追い打ちをかけるように、慣れない肉体労働のせいで腰痛にも悩まされるようになり、ほとほと嫌気がさしている。「事務仕事に戻してほしい」という希望を人事部に伝えたものの、「同じように希望して待っている人が多いので、いつになるかわからない」という答えが返ってきた。そのため、憂鬱な日々を送っており、最近はさすがに転職を考え始めたが、年齢的なこともあって現在の職場と同水準の収入を得られる仕事は見つかりそうにない。

この部署は「追い出し部屋」なのか?


もしかしたら、この部署はいわゆる「追い出し部屋」なのかもしれない。心の病で休職していた社員ばかりを集めて、「リハビリのため」という名目で肉体労働をさせるのは、それぞれの社員が嫌になって自分から辞めると言い出すのを待つ作戦なのではないか。この部署で社員が互いに攻撃し合うことも見越したうえで、その退職促進効果に期待しているのではないかとさえ疑いたくなる。

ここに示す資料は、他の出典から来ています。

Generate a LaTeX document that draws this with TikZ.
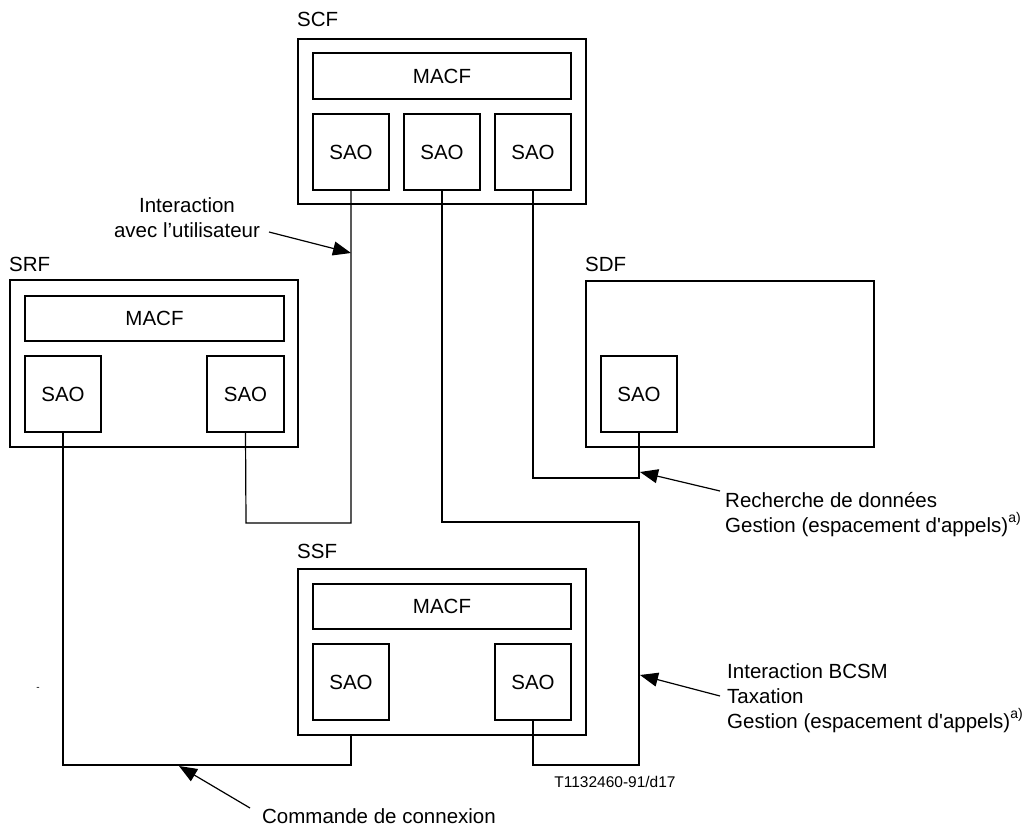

もちろん、この部署が「追い出し部屋」であることを百貨店側は決して認めないはずだ。おそらく、「心の病で休職していた社員の職場復帰ができるだけスムーズにいくように、一カ所に集めて精神的負担の少ない仕事をさせている」といった答えが返ってくるだろう。

もっとも、精神的負担が少ないどころか、実際には言い争いで疲れ果て、プライドも傷ついて、精神的に参っているのがこの部署の社員の現状である。